--- START ---

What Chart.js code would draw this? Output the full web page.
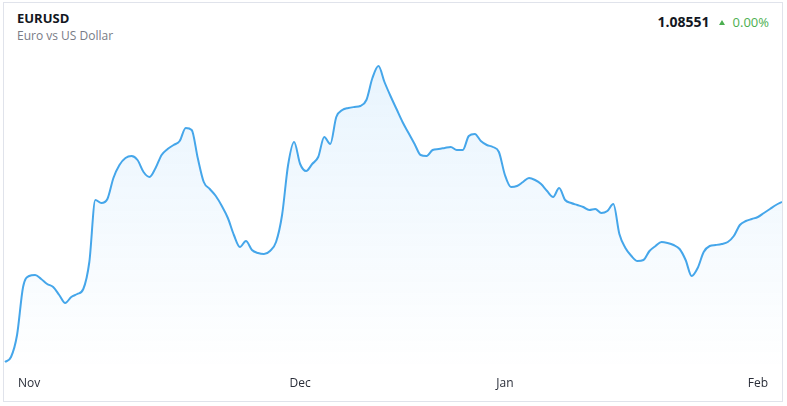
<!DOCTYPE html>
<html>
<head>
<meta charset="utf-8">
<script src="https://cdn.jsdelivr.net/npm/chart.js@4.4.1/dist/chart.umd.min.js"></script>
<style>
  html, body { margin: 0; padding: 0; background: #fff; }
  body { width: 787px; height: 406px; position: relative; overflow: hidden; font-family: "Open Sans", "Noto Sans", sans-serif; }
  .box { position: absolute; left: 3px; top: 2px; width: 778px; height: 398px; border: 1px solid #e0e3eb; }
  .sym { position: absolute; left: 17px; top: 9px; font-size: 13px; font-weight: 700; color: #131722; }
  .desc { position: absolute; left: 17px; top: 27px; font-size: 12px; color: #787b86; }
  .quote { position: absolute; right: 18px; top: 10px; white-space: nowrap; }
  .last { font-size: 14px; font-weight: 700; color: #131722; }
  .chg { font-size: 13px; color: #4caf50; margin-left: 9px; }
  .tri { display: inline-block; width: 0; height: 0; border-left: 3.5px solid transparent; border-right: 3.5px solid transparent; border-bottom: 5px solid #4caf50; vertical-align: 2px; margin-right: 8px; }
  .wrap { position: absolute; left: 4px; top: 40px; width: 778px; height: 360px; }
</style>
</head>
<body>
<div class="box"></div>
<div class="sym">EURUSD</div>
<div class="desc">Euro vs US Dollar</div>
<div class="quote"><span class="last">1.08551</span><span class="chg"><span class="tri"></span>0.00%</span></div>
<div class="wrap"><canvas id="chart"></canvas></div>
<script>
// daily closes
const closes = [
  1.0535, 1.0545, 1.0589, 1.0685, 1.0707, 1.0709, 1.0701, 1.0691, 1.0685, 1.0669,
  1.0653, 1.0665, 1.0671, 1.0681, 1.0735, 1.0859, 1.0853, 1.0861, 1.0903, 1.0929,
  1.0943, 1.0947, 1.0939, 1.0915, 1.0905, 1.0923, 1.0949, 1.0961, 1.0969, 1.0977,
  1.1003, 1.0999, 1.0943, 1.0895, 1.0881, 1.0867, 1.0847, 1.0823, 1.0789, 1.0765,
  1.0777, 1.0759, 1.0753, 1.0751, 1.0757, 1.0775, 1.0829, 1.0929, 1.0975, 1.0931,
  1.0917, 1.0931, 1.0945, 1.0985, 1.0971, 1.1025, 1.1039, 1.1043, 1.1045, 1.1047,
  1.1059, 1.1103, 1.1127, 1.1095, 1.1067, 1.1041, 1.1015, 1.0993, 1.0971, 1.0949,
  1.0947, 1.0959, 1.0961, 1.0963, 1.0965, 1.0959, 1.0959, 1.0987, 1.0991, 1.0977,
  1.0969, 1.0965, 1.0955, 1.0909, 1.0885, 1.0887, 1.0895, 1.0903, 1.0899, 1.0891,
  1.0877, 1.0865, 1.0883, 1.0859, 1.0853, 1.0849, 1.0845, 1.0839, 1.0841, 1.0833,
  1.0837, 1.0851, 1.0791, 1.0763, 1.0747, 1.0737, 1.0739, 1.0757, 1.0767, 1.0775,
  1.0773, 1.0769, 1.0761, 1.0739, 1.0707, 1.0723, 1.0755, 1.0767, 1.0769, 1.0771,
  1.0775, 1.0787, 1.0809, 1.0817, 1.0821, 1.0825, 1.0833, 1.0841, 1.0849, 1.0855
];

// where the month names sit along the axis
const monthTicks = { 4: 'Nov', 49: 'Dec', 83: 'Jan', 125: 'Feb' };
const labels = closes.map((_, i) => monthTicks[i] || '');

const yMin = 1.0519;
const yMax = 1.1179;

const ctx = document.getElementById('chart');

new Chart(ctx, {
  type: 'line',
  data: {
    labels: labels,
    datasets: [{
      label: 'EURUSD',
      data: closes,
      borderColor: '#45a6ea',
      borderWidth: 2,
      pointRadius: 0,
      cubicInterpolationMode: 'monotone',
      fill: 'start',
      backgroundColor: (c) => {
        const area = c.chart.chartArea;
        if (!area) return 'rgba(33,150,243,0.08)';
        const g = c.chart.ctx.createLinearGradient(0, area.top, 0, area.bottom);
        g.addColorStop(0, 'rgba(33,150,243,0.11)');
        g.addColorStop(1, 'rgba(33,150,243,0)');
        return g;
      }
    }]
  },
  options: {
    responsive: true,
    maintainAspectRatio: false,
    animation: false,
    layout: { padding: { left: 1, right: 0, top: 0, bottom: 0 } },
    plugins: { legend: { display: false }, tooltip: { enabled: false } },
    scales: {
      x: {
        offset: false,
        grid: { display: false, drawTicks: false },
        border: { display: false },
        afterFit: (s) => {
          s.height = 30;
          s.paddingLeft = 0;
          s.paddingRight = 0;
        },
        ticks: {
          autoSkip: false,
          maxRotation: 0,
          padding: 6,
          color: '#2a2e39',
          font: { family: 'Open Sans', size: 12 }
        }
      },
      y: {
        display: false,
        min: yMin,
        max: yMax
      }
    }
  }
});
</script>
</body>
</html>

--- END ---

- [DIRECTIONS FOR THIS TASK]: Without the pictures, transcribe the listing above exactly.

- [TASK SOLUTION]:
What Chart.js code would draw this? Output the full web page.
<!DOCTYPE html>
<html>
<head>
<meta charset="utf-8">
<script src="https://cdn.jsdelivr.net/npm/chart.js@4.4.1/dist/chart.umd.min.js"></script>
<style>
  html, body { margin: 0; padding: 0; background: #fff; }
  body { width: 787px; height: 406px; position: relative; overflow: hidden; font-family: "Open Sans", "Noto Sans", sans-serif; }
  .box { position: absolute; left: 3px; top: 2px; width: 778px; height: 398px; border: 1px solid #e0e3eb; }
  .sym { position: absolute; left: 17px; top: 9px; font-size: 13px; font-weight: 700; color: #131722; }
  .desc { position: absolute; left: 17px; top: 27px; font-size: 12px; color: #787b86; }
  .quote { position: absolute; right: 18px; top: 10px; white-space: nowrap; }
  .last { font-size: 14px; font-weight: 700; color: #131722; }
  .chg { font-size: 13px; color: #4caf50; margin-left: 9px; }
  .tri { display: inline-block; width: 0; height: 0; border-left: 3.5px solid transparent; border-right: 3.5px solid transparent; border-bottom: 5px solid #4caf50; vertical-align: 2px; margin-right: 8px; }
  .wrap { position: absolute; left: 4px; top: 40px; width: 778px; height: 360px; }
</style>
</head>
<body>
<div class="box"></div>
<div class="sym">EURUSD</div>
<div class="desc">Euro vs US Dollar</div>
<div class="quote"><span class="last">1.08551</span><span class="chg"><span class="tri"></span>0.00%</span></div>
<div class="wrap"><canvas id="chart"></canvas></div>
<script>
// daily closes
const closes = [
  1.0535, 1.0545, 1.0589, 1.0685, 1.0707, 1.0709, 1.0701, 1.0691, 1.0685, 1.0669,
  1.0653, 1.0665, 1.0671, 1.0681, 1.0735, 1.0859, 1.0853, 1.0861, 1.0903, 1.0929,
  1.0943, 1.0947, 1.0939, 1.0915, 1.0905, 1.0923, 1.0949, 1.0961, 1.0969, 1.0977,
  1.1003, 1.0999, 1.0943, 1.0895, 1.0881, 1.0867, 1.0847, 1.0823, 1.0789, 1.0765,
  1.0777, 1.0759, 1.0753, 1.0751, 1.0757, 1.0775, 1.0829, 1.0929, 1.0975, 1.0931,
  1.0917, 1.0931, 1.0945, 1.0985, 1.0971, 1.1025, 1.1039, 1.1043, 1.1045, 1.1047,
  1.1059, 1.1103, 1.1127, 1.1095, 1.1067, 1.1041, 1.1015, 1.0993, 1.0971, 1.0949,
  1.0947, 1.0959, 1.0961, 1.0963, 1.0965, 1.0959, 1.0959, 1.0987, 1.0991, 1.0977,
  1.0969, 1.0965, 1.0955, 1.0909, 1.0885, 1.0887, 1.0895, 1.0903, 1.0899, 1.0891,
  1.0877, 1.0865, 1.0883, 1.0859, 1.0853, 1.0849, 1.0845, 1.0839, 1.0841, 1.0833,
  1.0837, 1.0851, 1.0791, 1.0763, 1.0747, 1.0737, 1.0739, 1.0757, 1.0767, 1.0775,
  1.0773, 1.0769, 1.0761, 1.0739, 1.0707, 1.0723, 1.0755, 1.0767, 1.0769, 1.0771,
  1.0775, 1.0787, 1.0809, 1.0817, 1.0821, 1.0825, 1.0833, 1.0841, 1.0849, 1.0855
];

// where the month names sit along the axis
const monthTicks = { 4: 'Nov', 49: 'Dec', 83: 'Jan', 125: 'Feb' };
const labels = closes.map((_, i) => monthTicks[i] || '');

const yMin = 1.0519;
const yMax = 1.1179;

const ctx = document.getElementById('chart');

new Chart(ctx, {
  type: 'line',
  data: {
    labels: labels,
    datasets: [{
      label: 'EURUSD',
      data: closes,
      borderColor: '#45a6ea',
      borderWidth: 2,
      pointRadius: 0,
      cubicInterpolationMode: 'monotone',
      fill: 'start',
      backgroundColor: (c) => {
        const area = c.chart.chartArea;
        if (!area) return 'rgba(33,150,243,0.08)';
        const g = c.chart.ctx.createLinearGradient(0, area.top, 0, area.bottom);
        g.addColorStop(0, 'rgba(33,150,243,0.11)');
        g.addColorStop(1, 'rgba(33,150,243,0)');
        return g;
      }
    }]
  },
  options: {
    responsive: true,
    maintainAspectRatio: false,
    animation: false,
    layout: { padding: { left: 1, right: 0, top: 0, bottom: 0 } },
    plugins: { legend: { display: false }, tooltip: { enabled: false } },
    scales: {
      x: {
        offset: false,
        grid: { display: false, drawTicks: false },
        border: { display: false },
        afterFit: (s) => {
          s.height = 30;
          s.paddingLeft = 0;
          s.paddingRight = 0;
        },
        ticks: {
          autoSkip: false,
          maxRotation: 0,
          padding: 6,
          color: '#2a2e39',
          font: { family: 'Open Sans', size: 12 }
        }
      },
      y: {
        display: false,
        min: yMin,
        max: yMax
      }
    }
  }
});
</script>
</body>
</html>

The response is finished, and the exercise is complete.